In the future Germany, Prussia was fast rising in power, causing France to attempt to stop them. In 1870 they declared war. The Franco-Prussian War did not go their way, with Prussia victorious. William I was Kaiser, and with his minister, Bismarck, had set about uniting all Germany under Prussian leadership. In 1888 William II, known as Kaiser Bill, took power. And as anarchy reigned in Europe – in particular the Balkans – he dreamed of dominating Europe.
Germany began an arms race with Britain. France built up its defences. Russia and Austria-Hungary both still had sights on the Balkans. A Triple Entente formed between France, Russia and Britain, whilst Germany, Austria-Hungary and Italy formed the Triple Alliance. Then, in 1914, World War One exploded following the assassination of Archduke Ferdinand of Austria-Hungary.
Germany attempted to encircle France through Belgium. Joint British and French forces brought the advance to a halt in the stalemate of trench warfare. Whilst other theatres of battle existed – such as the Gallipoli Campaign and the guerilla war against the Turks in the Middle East – this was the centre of the war, and a most bloody affair it was. Eventually the USA joined in, providing enough forces to break Germany, who sued for a humiliating peace that was to guarantee a further war.

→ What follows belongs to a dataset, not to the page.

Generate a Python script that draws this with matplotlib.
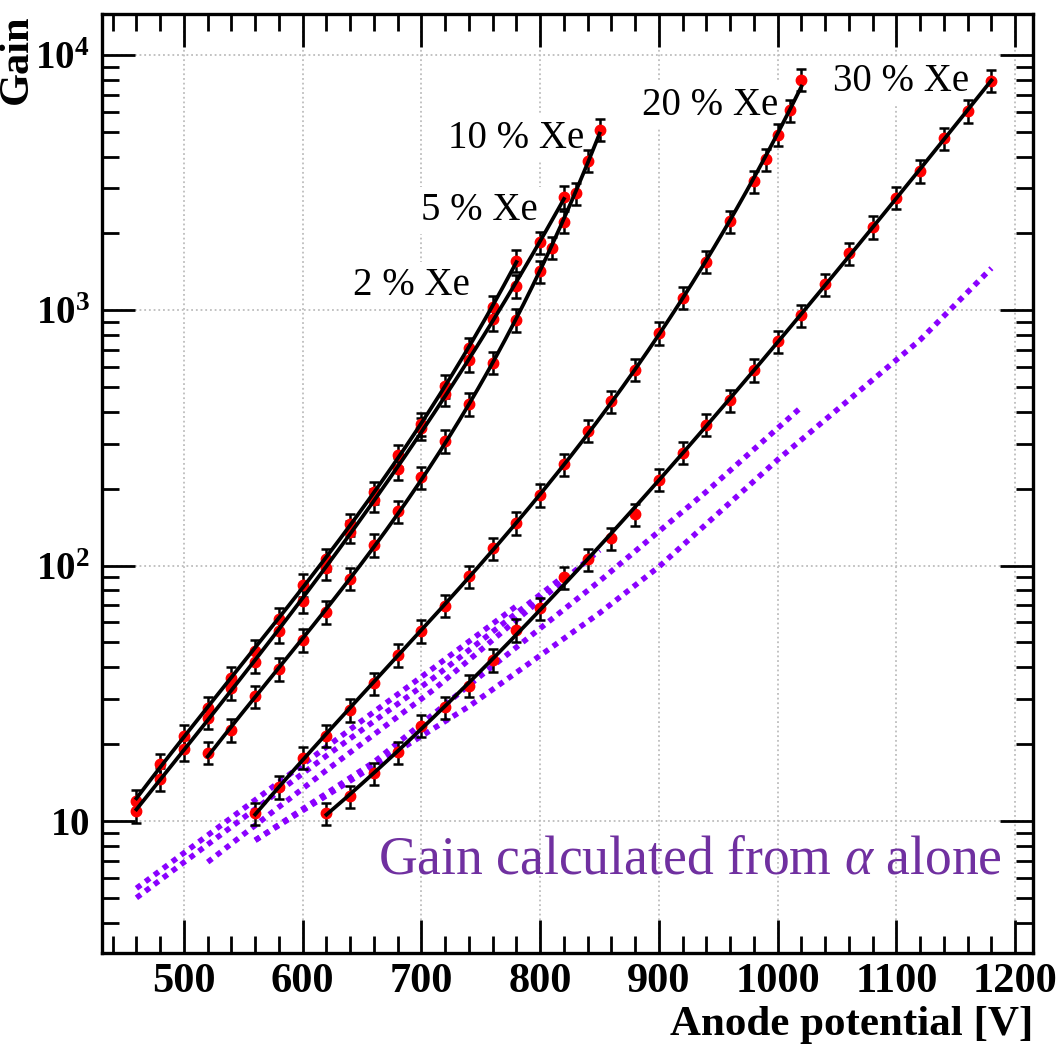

Another theatre of the war had been the failed Russian invasion of East Prussia, fuelling anger in the Russian people. This came in line with continued revolts following the recent suspension on the modernizations begun with Peter the Great. In 1917 the Russian Revolution came, Czar Nicholas II allowing a middleclass Duma, or parliament, to form, but the people had organized into workers’ committees, or Soviets, which soon took over, turning Russia into the communist Union of Soviet Socialist Republics, or USSR, under Lenin, with Stalin taking over in 1924.